WHAT THE TASK REQUIRES: Nothing after the line with "width=1.5, labelsize=14, pad=8)" belongs in the copy; extract the lines below from the top through that line, pictures left out.

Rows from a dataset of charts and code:
## Start
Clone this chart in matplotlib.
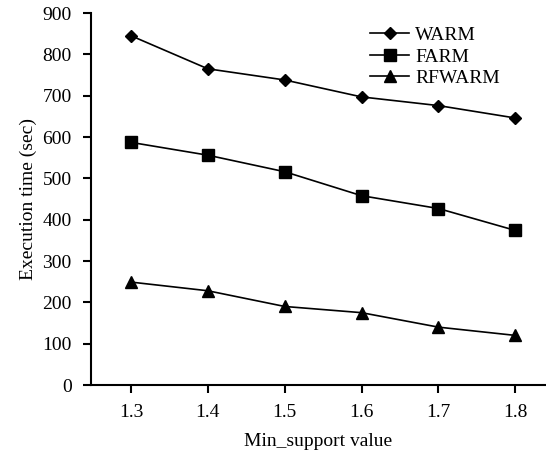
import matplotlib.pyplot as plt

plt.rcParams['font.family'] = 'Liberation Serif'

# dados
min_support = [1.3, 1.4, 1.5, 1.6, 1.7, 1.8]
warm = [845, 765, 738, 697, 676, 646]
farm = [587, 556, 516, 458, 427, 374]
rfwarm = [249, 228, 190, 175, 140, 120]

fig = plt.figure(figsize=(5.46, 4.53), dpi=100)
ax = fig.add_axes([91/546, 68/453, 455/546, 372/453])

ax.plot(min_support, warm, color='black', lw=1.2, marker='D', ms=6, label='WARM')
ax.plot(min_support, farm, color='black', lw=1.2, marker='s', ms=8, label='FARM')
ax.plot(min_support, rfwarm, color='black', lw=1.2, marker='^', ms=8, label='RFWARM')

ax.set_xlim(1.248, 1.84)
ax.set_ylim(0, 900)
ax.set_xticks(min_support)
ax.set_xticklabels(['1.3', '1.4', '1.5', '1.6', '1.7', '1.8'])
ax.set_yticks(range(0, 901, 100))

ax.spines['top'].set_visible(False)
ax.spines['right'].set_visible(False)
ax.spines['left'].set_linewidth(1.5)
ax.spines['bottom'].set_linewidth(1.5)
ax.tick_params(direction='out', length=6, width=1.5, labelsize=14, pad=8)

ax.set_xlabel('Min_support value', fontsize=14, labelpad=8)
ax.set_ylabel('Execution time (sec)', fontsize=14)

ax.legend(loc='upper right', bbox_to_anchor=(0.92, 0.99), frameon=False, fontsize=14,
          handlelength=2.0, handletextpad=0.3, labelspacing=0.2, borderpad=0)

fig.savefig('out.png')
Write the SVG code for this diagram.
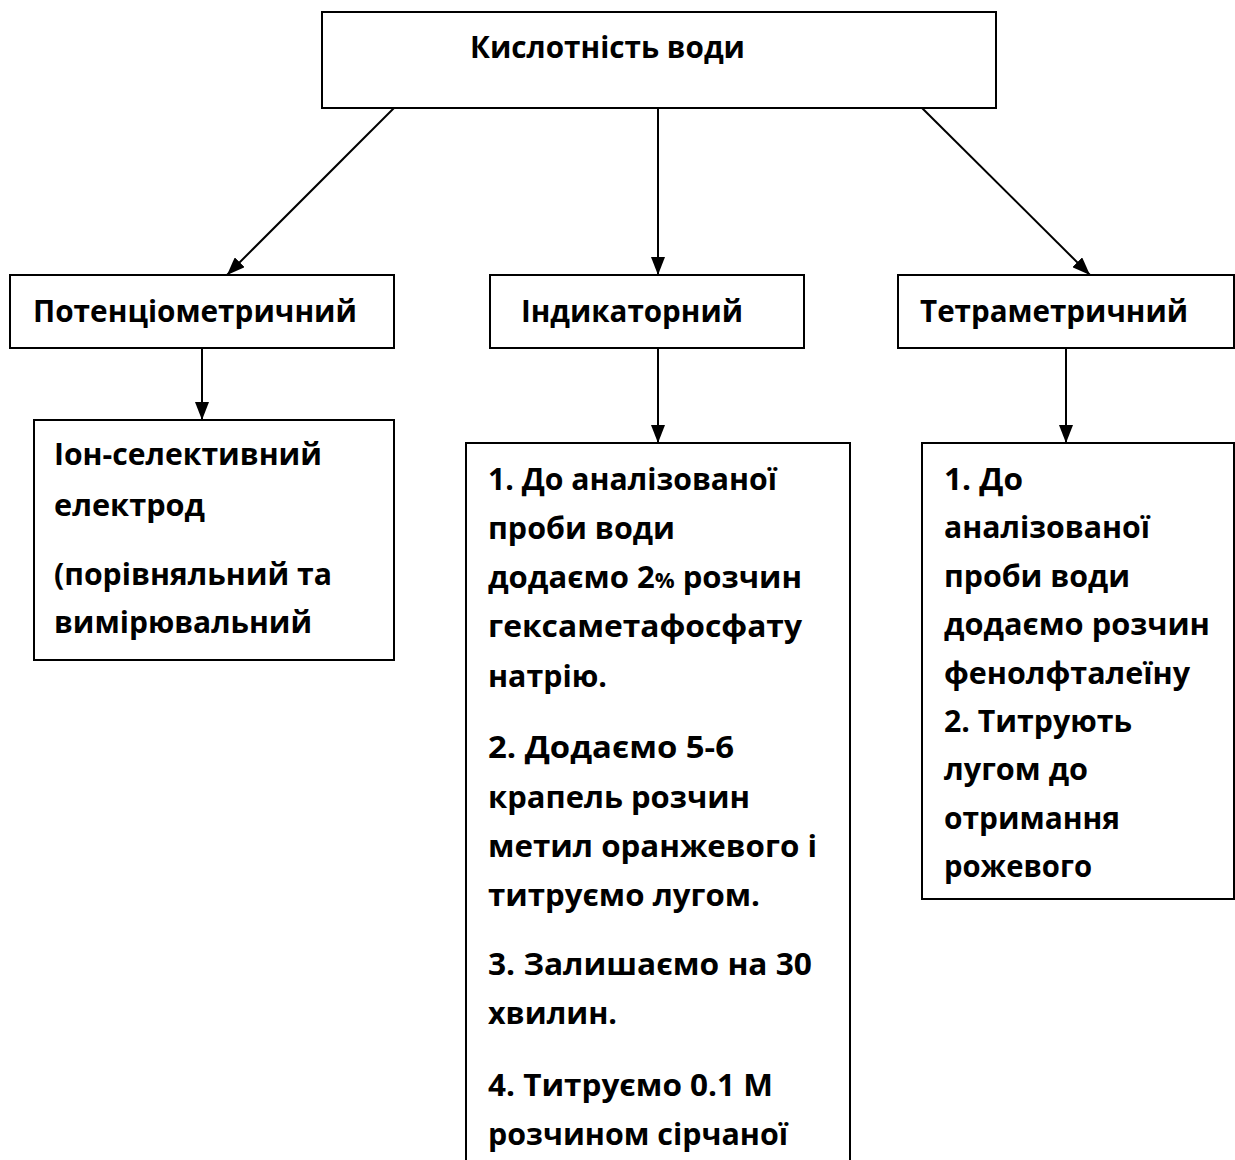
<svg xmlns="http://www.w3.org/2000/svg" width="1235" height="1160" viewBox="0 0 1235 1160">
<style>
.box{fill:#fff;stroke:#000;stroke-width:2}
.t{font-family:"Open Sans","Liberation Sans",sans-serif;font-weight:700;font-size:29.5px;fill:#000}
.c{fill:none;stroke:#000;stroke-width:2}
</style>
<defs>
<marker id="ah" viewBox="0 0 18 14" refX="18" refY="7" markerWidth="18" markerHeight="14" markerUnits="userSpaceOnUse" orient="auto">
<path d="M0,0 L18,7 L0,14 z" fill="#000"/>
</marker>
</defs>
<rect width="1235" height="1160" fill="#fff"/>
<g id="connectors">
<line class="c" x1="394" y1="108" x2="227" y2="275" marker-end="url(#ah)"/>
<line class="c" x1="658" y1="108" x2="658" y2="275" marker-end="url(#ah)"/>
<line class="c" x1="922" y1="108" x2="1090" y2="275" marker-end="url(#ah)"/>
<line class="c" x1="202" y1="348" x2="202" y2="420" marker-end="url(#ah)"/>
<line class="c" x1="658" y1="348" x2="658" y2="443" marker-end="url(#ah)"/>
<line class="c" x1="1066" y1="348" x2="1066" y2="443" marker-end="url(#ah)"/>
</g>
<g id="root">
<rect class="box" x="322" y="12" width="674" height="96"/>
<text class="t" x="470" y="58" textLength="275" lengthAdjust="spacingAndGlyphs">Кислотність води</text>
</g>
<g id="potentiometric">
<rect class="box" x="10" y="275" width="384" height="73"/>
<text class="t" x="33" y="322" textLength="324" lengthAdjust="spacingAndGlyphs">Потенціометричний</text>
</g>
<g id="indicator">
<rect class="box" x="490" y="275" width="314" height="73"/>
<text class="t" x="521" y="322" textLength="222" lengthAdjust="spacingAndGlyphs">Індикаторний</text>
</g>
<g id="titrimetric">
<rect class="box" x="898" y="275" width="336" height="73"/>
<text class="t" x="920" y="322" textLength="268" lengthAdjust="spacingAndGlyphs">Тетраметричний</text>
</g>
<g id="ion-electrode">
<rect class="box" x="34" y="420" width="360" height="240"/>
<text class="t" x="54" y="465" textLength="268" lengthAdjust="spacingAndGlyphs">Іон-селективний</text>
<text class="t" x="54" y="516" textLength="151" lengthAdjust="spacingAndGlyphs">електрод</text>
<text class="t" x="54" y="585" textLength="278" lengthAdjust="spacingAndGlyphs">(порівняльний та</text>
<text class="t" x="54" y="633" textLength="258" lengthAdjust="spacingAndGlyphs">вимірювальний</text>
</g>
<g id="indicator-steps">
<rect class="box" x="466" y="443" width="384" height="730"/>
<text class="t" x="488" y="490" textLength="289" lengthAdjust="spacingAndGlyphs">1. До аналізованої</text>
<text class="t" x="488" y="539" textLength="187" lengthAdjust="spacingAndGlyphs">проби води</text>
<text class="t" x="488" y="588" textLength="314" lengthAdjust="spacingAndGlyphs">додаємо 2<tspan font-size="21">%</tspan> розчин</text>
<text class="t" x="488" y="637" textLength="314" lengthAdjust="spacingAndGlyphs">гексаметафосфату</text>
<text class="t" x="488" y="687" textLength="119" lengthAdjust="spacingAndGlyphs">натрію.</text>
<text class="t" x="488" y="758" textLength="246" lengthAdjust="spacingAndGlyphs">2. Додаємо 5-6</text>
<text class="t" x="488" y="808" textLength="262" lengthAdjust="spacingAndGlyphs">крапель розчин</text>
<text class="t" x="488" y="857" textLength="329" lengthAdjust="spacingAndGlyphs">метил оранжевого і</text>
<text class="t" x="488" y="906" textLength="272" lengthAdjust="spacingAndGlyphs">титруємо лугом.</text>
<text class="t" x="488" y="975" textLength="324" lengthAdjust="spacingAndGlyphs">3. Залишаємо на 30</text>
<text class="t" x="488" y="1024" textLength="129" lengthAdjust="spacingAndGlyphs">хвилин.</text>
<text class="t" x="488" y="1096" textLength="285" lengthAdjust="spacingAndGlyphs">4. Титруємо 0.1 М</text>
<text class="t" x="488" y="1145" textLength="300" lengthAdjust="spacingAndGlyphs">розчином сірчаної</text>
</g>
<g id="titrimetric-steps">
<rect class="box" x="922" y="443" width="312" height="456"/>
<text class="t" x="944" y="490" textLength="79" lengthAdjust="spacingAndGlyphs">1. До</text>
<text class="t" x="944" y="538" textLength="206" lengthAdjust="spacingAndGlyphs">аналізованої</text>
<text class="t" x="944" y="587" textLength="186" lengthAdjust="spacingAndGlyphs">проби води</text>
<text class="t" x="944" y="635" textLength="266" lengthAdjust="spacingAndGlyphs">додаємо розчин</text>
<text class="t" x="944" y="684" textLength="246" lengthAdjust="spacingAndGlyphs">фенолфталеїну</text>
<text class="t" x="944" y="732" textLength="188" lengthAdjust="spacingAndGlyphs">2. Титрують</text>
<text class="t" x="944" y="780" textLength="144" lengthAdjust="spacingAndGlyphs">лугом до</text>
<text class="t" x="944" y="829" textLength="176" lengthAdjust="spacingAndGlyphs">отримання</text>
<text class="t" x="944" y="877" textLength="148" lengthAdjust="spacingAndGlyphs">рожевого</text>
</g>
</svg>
## End
FINISHED EXERCISE:
Clone this chart in matplotlib.
import matplotlib.pyplot as plt

plt.rcParams['font.family'] = 'Liberation Serif'

# dados
min_support = [1.3, 1.4, 1.5, 1.6, 1.7, 1.8]
warm = [845, 765, 738, 697, 676, 646]
farm = [587, 556, 516, 458, 427, 374]
rfwarm = [249, 228, 190, 175, 140, 120]

fig = plt.figure(figsize=(5.46, 4.53), dpi=100)
ax = fig.add_axes([91/546, 68/453, 455/546, 372/453])

ax.plot(min_support, warm, color='black', lw=1.2, marker='D', ms=6, label='WARM')
ax.plot(min_support, farm, color='black', lw=1.2, marker='s', ms=8, label='FARM')
ax.plot(min_support, rfwarm, color='black', lw=1.2, marker='^', ms=8, label='RFWARM')

ax.set_xlim(1.248, 1.84)
ax.set_ylim(0, 900)
ax.set_xticks(min_support)
ax.set_xticklabels(['1.3', '1.4', '1.5', '1.6', '1.7', '1.8'])
ax.set_yticks(range(0, 901, 100))

ax.spines['top'].set_visible(False)
ax.spines['right'].set_visible(False)
ax.spines['left'].set_linewidth(1.5)
ax.spines['bottom'].set_linewidth(1.5)
ax.tick_params(direction='out', length=6, width=1.5, labelsize=14, pad=8)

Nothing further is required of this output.